At one point you did stand-up to pay the bills.
Yeah, there was a good six-month run where I was doing nothing but stand-up. I’m really bad with money. If I could budget everything well, I think I could do it.

I drove a cab for about a year, and I was a bartender for about six years before that. Actually, I get a lot of inspiration from bars. Most of my jokes are made here, I’ll just scribble them down on napkins. I also have a CD coming out from Dirty Mick Records. Hopefully they’ll book me enough so that I don’t have to work anymore.

What can you tell me about the Humboldt incident?
I went on tour last December, and we were in Humboldt and I was doing jokes about hippies. I find hippies comical, what can I say? There were a lot of hippies there trying to heckle me. There was one guy with his girlfriend; they were both trying to yell at me.

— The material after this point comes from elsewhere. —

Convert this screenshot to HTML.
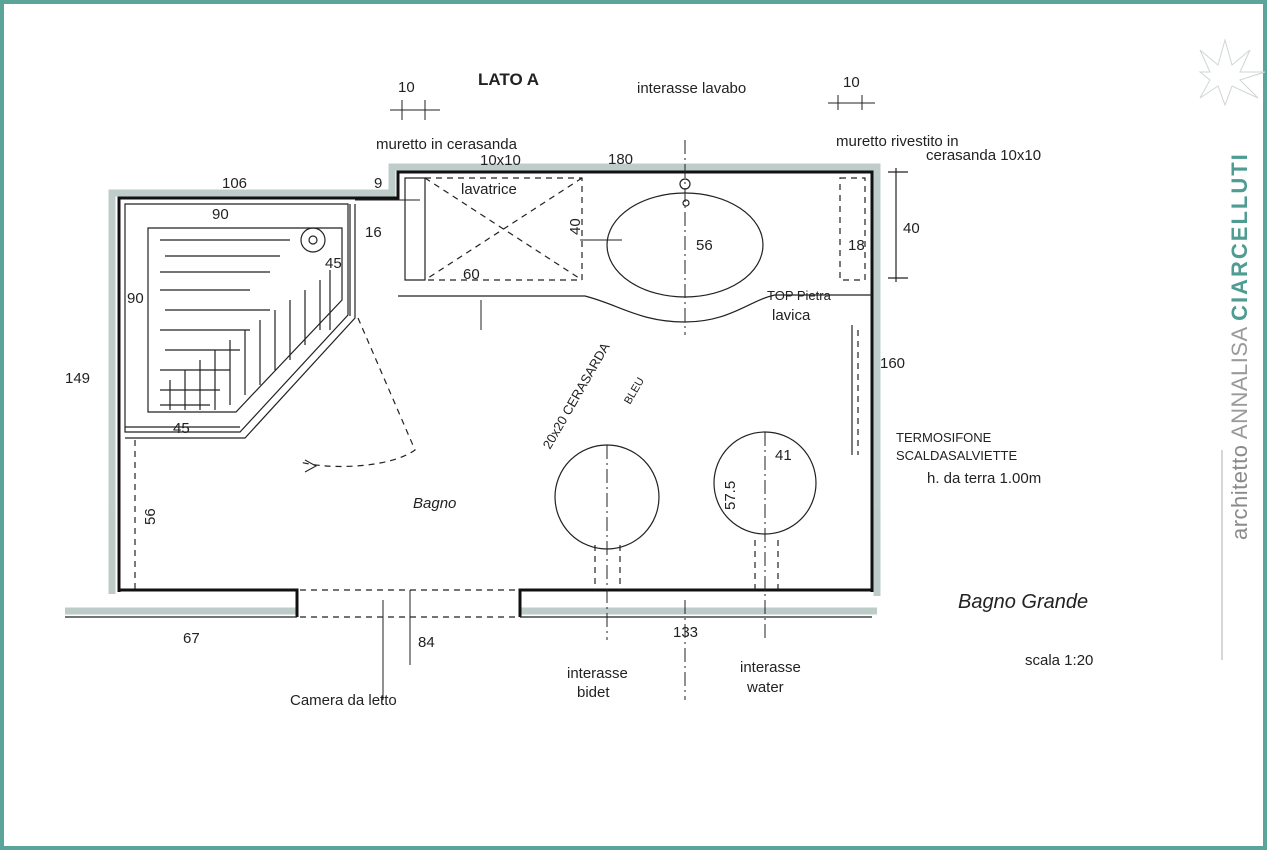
<!DOCTYPE html>
<html><head><meta charset="utf-8"><style>
html,body{margin:0;padding:0;background:#fff}
svg{display:block}
text{font-family:"Liberation Sans",sans-serif;fill:#222}
</style></head><body>
<svg width="1267" height="850" viewBox="0 0 1267 850" xmlns="http://www.w3.org/2000/svg">
<rect x="0" y="0" width="1267" height="850" fill="#fff"/>
<rect x="2" y="2" width="1263" height="846" fill="none" stroke="#5aa49a" stroke-width="4"/>

<!-- wall shadows -->
<g stroke="#a9bcb8" stroke-width="7" fill="none" opacity="0.75">
<path d="M112 594 V193 H392 V167 H877 V596"/>
<path d="M65 611 H297"/><path d="M520 611 H877"/>
</g>
<!-- walls -->
<g stroke="#111" stroke-width="3" fill="none">
<path d="M119 592 V198 H398 V172 H872 V592"/>
<path d="M119 590 H297 V617"/><path d="M520 617 V590 H872"/>
</g>
<g stroke="#222" stroke-width="1.2" fill="none">
<path d="M65 617 H297"/><path d="M520 617 H872"/>
<path d="M125 204 H348 V315 L240 432 H125 Z"/>
<path d="M148 228 H342 V300 L236 412 H148 Z"/>
<path d="M355 204 V318 L245 438 H125"/><path d="M350 204 V316"/>
<path d="M125 427 H240"/>
<circle cx="313" cy="240" r="12"/><circle cx="313" cy="240" r="4"/>
<path d="M160 240 H290 M165 256 H280 M160 272 H270 M160 290 H250 M165 310 H270 M160 330 H250 M165 350 H240 M160 370 H230 M160 390 H220 M160 405 H210"/>
<path d="M330 270 V330 M320 280 V330 M305 290 V345 M290 300 V360 M275 310 V370 M260 320 V385 M245 330 V395 M230 340 V405 M215 350 V410 M200 360 V410 M185 370 V410 M170 380 V410"/>
<path d="M398 296 H585 C620 305 640 322 685 322 C730 322 750 300 775 295 H872"/>
<path d="M405 178 H425 V280 H405 Z"/>
<ellipse cx="685" cy="245" rx="78" ry="52"/>
<circle cx="685" cy="184" r="5"/><circle cx="686" cy="203" r="3"/>
<circle cx="607" cy="497" r="52"/><circle cx="765" cy="483" r="51"/>
<path d="M896 168 V282 M888 172 H908 M888 278 H908"/>
<path d="M852 325 V455"/>
</g>
<g stroke="#222" stroke-width="1.2" fill="none" stroke-dasharray="6 5">
<path d="M425 178 H582 V280 H425"/><path d="M425 178 L582 280 M582 178 L425 280"/>
<path d="M840 178 H865 V280 H840 Z"/>
<path d="M358 318 L415 450 C390 468 330 470 300 462"/>
<path d="M300 590 H520 M300 617 H520"/>
<path d="M135 440 V590"/>
<path d="M595 545 V590 M620 545 V590 M755 540 V590 M778 540 V590"/>
<path d="M858 330 V455"/>
</g>
<g stroke="#222" stroke-width="1" fill="none" stroke-dasharray="14 4 2 4">
<path d="M685 140 V335"/><path d="M607 445 V640"/><path d="M765 432 V640"/><path d="M685 600 V700"/>
</g>
<g stroke="#222" stroke-width="1" fill="none">
<path d="M402 100 V120 M425 100 V120 M390 110 H440"/>
<path d="M838 95 V110 M862 95 V110 M828 103 H875"/>
<path d="M383 600 V700"/><path d="M410 590 V665"/>
<path d="M355 200 H420"/><path d="M580 240 H622"/>
<path d="M481 300 V330"/>
<path d="M305 460 L316 466 L305 472"/>
</g>

<g font-size="15">
<text x="478" y="85" font-size="17" font-weight="bold">LATO A</text>
<text x="398" y="92">10</text><text x="843" y="87">10</text>
<text x="637" y="93">interasse lavabo</text>
<text x="376" y="149">muretto in cerasanda</text>
<text x="480" y="165">10x10</text>
<text x="836" y="146">muretto rivestito in</text>
<text x="926" y="160">cerasanda 10x10</text>
<text x="222" y="188">106</text><text x="374" y="188">9</text><text x="608" y="164">180</text>
<text x="212" y="219">90</text><text x="461" y="194">lavatrice</text>
<text x="365" y="237">16</text><text x="903" y="233">40</text>
<text x="696" y="250">56</text><text x="848" y="250">18</text>
<text x="463" y="279">60</text><text x="325" y="268">45</text>
<text x="127" y="303">90</text>
<text x="767" y="300" font-size="13">TOP Pietra</text><text x="772" y="320">lavica</text>
<text x="880" y="368">160</text><text x="65" y="383">149</text>
<text x="173" y="433">45</text>
<text x="896" y="442" font-size="13">TERMOSIFONE</text>
<text x="896" y="460" font-size="13">SCALDASALVIETTE</text>
<text x="927" y="483">h. da terra 1.00m</text>
<text x="775" y="460">41</text>
<text x="413" y="508" font-style="italic">Bagno</text>
<text x="958" y="608" font-size="20" font-style="italic">Bagno Grande</text>
<text x="1025" y="665">scala 1:20</text>
<text x="183" y="643">67</text><text x="418" y="647">84</text><text x="673" y="637">133</text>
<text x="567" y="678">interasse</text><text x="577" y="697">bidet</text>
<text x="740" y="672">interasse</text><text x="747" y="692">water</text>
<text x="290" y="705">Camera da letto</text>
<text transform="translate(155 525) rotate(-90)">56</text>
<text transform="translate(580 235) rotate(-90)">40</text>
<text transform="translate(735 510) rotate(-90)">57.5</text>
<text transform="translate(550 450) rotate(-60)" font-size="13">20x20 CERASARDA</text>
<text transform="translate(630 405) rotate(-60)" font-size="11">BLEU</text>
</g>

<!-- logo -->
<g stroke="#cfd6d4" stroke-width="1" fill="none">
<path d="M1225 40 L1232 65 L1250 50 L1240 72 L1265 72 L1240 80 L1258 98 L1232 86 L1225 105 L1218 86 L1200 98 L1210 80 L1200 72 L1210 72 L1200 50 L1218 65 Z"/>
</g>
<path d="M1222 450 V660" stroke="#c8cccb" stroke-width="1.5"/>
<g transform="translate(1247 540) rotate(-90)">
<text x="0" y="0" font-size="22" style="fill:#8a8a8a;letter-spacing:0.5px">architetto <tspan style="fill:#9a9a9a">ANNALISA</tspan> <tspan style="fill:#4e9c92;font-weight:bold;letter-spacing:2px">CIARCELLUTI</tspan></text>
</g>
</svg>
</body></html>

Apparently there were a lot of people I pissed off with that show, but other than that it was pretty cool because I ended up hooking up with the guy’s girlfriend.

Later that night we left to go to the next town. That’s my only rock star story. So I tell it a lot.

Can you give me an example of a hippie joke?
Hippies were following the Dead around for years, and then Jerry Garcia kills himself, and they stop following them … Cyanide capsules aren’t that hard to find, folks. Where’s your dedication?